**Short task**
Transcribe the whole listing without a single picture.

**Supplied material**
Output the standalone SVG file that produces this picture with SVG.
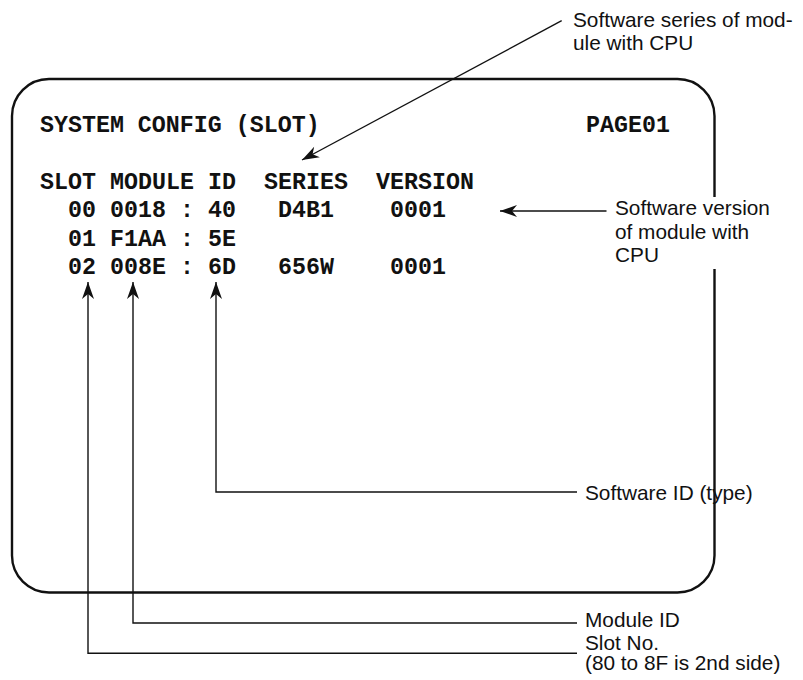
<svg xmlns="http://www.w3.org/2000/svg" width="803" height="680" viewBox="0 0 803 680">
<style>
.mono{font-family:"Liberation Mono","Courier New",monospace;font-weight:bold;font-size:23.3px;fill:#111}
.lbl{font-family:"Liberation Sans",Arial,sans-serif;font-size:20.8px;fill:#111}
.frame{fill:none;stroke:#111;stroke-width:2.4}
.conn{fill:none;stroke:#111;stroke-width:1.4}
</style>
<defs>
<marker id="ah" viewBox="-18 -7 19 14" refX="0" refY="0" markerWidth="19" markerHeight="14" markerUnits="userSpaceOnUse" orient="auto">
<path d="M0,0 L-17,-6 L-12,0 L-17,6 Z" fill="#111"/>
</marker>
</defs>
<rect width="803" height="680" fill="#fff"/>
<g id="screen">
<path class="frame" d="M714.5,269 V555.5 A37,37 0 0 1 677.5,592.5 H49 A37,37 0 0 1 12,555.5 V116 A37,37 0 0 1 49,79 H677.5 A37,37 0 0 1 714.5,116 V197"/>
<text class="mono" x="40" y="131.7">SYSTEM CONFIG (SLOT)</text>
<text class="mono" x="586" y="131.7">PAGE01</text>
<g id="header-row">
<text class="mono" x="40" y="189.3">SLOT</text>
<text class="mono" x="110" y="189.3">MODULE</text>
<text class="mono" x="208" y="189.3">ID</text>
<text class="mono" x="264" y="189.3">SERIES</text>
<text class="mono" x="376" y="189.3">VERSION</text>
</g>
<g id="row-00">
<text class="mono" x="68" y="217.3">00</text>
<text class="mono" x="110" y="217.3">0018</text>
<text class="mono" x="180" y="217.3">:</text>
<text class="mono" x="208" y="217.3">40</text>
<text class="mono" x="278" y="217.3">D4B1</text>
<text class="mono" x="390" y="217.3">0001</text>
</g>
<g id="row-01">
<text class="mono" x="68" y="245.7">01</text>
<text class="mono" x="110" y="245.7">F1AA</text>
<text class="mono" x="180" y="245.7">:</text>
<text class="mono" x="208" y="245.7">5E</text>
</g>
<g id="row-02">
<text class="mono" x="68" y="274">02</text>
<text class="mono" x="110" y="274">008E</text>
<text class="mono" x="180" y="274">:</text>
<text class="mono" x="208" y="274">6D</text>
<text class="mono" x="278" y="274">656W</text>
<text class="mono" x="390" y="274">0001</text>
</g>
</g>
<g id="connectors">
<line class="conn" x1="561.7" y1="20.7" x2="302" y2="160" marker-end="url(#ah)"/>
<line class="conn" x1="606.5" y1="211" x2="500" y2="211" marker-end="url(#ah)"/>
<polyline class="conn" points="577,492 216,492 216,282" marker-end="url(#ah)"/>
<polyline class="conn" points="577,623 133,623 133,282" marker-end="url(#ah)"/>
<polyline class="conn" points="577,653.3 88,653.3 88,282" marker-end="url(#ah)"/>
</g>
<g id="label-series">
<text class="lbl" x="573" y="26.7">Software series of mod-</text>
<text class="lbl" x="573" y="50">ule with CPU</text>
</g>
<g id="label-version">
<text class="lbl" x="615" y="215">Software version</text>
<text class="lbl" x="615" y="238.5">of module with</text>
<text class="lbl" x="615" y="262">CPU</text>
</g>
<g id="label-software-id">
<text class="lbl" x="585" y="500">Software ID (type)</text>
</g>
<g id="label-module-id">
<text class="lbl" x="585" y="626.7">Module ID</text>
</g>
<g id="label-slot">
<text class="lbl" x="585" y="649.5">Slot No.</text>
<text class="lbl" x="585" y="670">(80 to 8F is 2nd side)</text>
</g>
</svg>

**Task result**
Output the standalone SVG file that produces this picture with SVG.
<svg xmlns="http://www.w3.org/2000/svg" width="803" height="680" viewBox="0 0 803 680">
<style>
.mono{font-family:"Liberation Mono","Courier New",monospace;font-weight:bold;font-size:23.3px;fill:#111}
.lbl{font-family:"Liberation Sans",Arial,sans-serif;font-size:20.8px;fill:#111}
.frame{fill:none;stroke:#111;stroke-width:2.4}
.conn{fill:none;stroke:#111;stroke-width:1.4}
</style>
<defs>
<marker id="ah" viewBox="-18 -7 19 14" refX="0" refY="0" markerWidth="19" markerHeight="14" markerUnits="userSpaceOnUse" orient="auto">
<path d="M0,0 L-17,-6 L-12,0 L-17,6 Z" fill="#111"/>
</marker>
</defs>
<rect width="803" height="680" fill="#fff"/>
<g id="screen">
<path class="frame" d="M714.5,269 V555.5 A37,37 0 0 1 677.5,592.5 H49 A37,37 0 0 1 12,555.5 V116 A37,37 0 0 1 49,79 H677.5 A37,37 0 0 1 714.5,116 V197"/>
<text class="mono" x="40" y="131.7">SYSTEM CONFIG (SLOT)</text>
<text class="mono" x="586" y="131.7">PAGE01</text>
<g id="header-row">
<text class="mono" x="40" y="189.3">SLOT</text>
<text class="mono" x="110" y="189.3">MODULE</text>
<text class="mono" x="208" y="189.3">ID</text>
<text class="mono" x="264" y="189.3">SERIES</text>
<text class="mono" x="376" y="189.3">VERSION</text>
</g>
<g id="row-00">
<text class="mono" x="68" y="217.3">00</text>
<text class="mono" x="110" y="217.3">0018</text>
<text class="mono" x="180" y="217.3">:</text>
<text class="mono" x="208" y="217.3">40</text>
<text class="mono" x="278" y="217.3">D4B1</text>
<text class="mono" x="390" y="217.3">0001</text>
</g>
<g id="row-01">
<text class="mono" x="68" y="245.7">01</text>
<text class="mono" x="110" y="245.7">F1AA</text>
<text class="mono" x="180" y="245.7">:</text>
<text class="mono" x="208" y="245.7">5E</text>
</g>
<g id="row-02">
<text class="mono" x="68" y="274">02</text>
<text class="mono" x="110" y="274">008E</text>
<text class="mono" x="180" y="274">:</text>
<text class="mono" x="208" y="274">6D</text>
<text class="mono" x="278" y="274">656W</text>
<text class="mono" x="390" y="274">0001</text>
</g>
</g>
<g id="connectors">
<line class="conn" x1="561.7" y1="20.7" x2="302" y2="160" marker-end="url(#ah)"/>
<line class="conn" x1="606.5" y1="211" x2="500" y2="211" marker-end="url(#ah)"/>
<polyline class="conn" points="577,492 216,492 216,282" marker-end="url(#ah)"/>
<polyline class="conn" points="577,623 133,623 133,282" marker-end="url(#ah)"/>
<polyline class="conn" points="577,653.3 88,653.3 88,282" marker-end="url(#ah)"/>
</g>
<g id="label-series">
<text class="lbl" x="573" y="26.7">Software series of mod-</text>
<text class="lbl" x="573" y="50">ule with CPU</text>
</g>
<g id="label-version">
<text class="lbl" x="615" y="215">Software version</text>
<text class="lbl" x="615" y="238.5">of module with</text>
<text class="lbl" x="615" y="262">CPU</text>
</g>
<g id="label-software-id">
<text class="lbl" x="585" y="500">Software ID (type)</text>
</g>
<g id="label-module-id">
<text class="lbl" x="585" y="626.7">Module ID</text>
</g>
<g id="label-slot">
<text class="lbl" x="585" y="649.5">Slot No.</text>
<text class="lbl" x="585" y="670">(80 to 8F is 2nd side)</text>
</g>
</svg>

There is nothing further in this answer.